Using a 3D printer that works with molten glass, researchers forged LEGO-like glass bricks with a strength comparable to concrete. The bricks could have a role in circular construction in which materials are used over and over again.
“Glass as a structural material kind of breaks people’s brains a little bit,” says Michael Stern, a former MIT graduate student and researcher in both MIT’s Media Lab and Lincoln Laboratory. “We’re showing this is an opportunity to push the limits of what’s been done in architecture.”
Stern is also the founder of MIT spinoff, Evenline. That company developed a special 3D printer that can execute additive manufacturing using molten glass as its feedstock, which you can see in operation in the following video.
Glass masonry
In printing the bricks, Stern and his team used soda-lime glass that is used in most glass-blowing studios.
The bricks have a figure-eight design which, the engineers say, allows them to be used for curved construction projects. They also contain two small pegs on the bottom that allow them to interlock, much in the same way LEGOs go together. After the bricks were printed, the team placed them in an industrial hydraulic press to see how much force they could take and found that they were almost as strong as concrete blocks. Adding an interlocking feature from aluminum on the bottom of the blocks made them even stronger.
The researchers also built a small wall using the bricks as a proof of concept.

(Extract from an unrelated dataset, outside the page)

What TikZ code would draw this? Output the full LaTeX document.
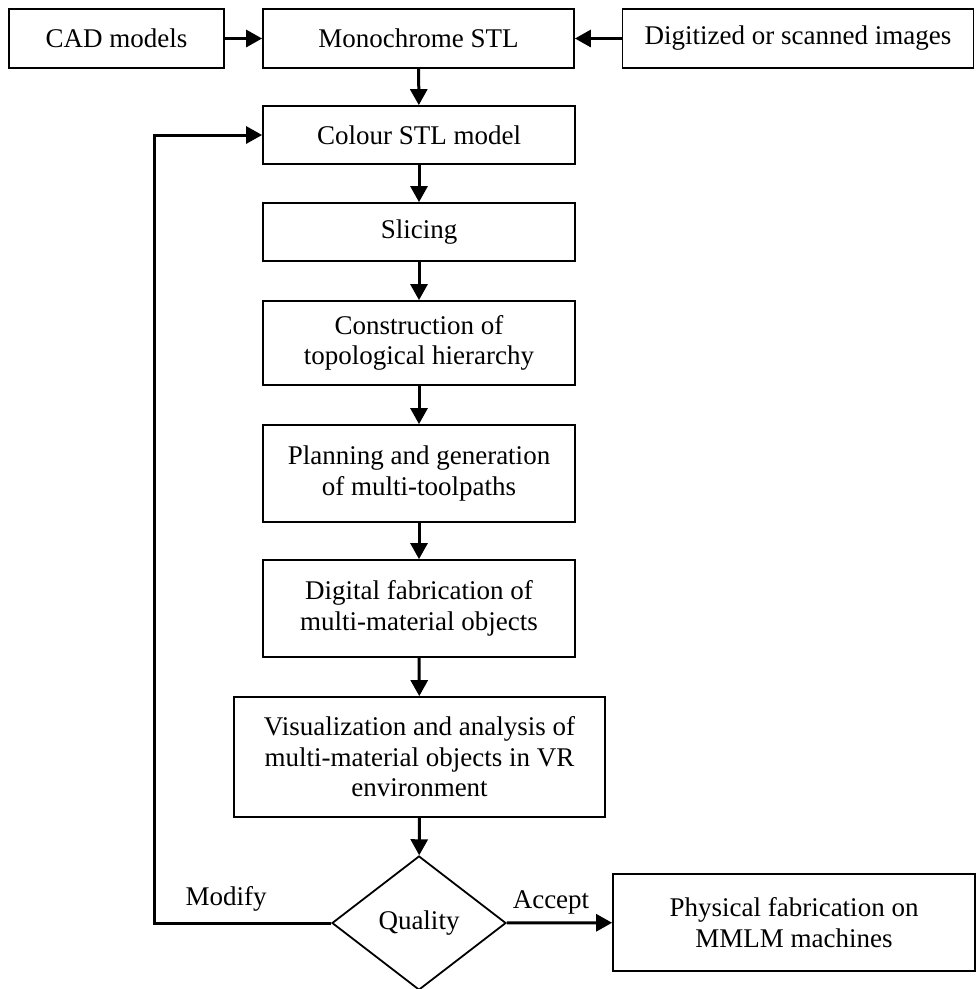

The bricks fit neatly into the circular construction ethos in several ways. First, they are made from recycled glass. Second, after they have fulfilled their role in supporting a structure, they can be snapped apart and reconfigured into a new form. Finally, if the bricks themselves won’t work in a new project, the glass can be melted down and 3D printed into a different shape.
The material joins other eco-friendly glass bricks including those made from discarded glass and recycling waste ash, as well as a set of highly insulating glass blocks made from aerogels.
“I get excited about expanding design and manufacturing spaces for challenging materials with interesting characteristics, like glass and its optical properties and recyclability,” says Kaitlyn Becker, assistant professor of mechanical engineering at MIT who helped develop the bricks. “As long as it’s not contaminated, you can recycle glass almost infinitely.”
A research paper describing the development and testing of the bricks has been published in the journal Glass Structures and Engineering.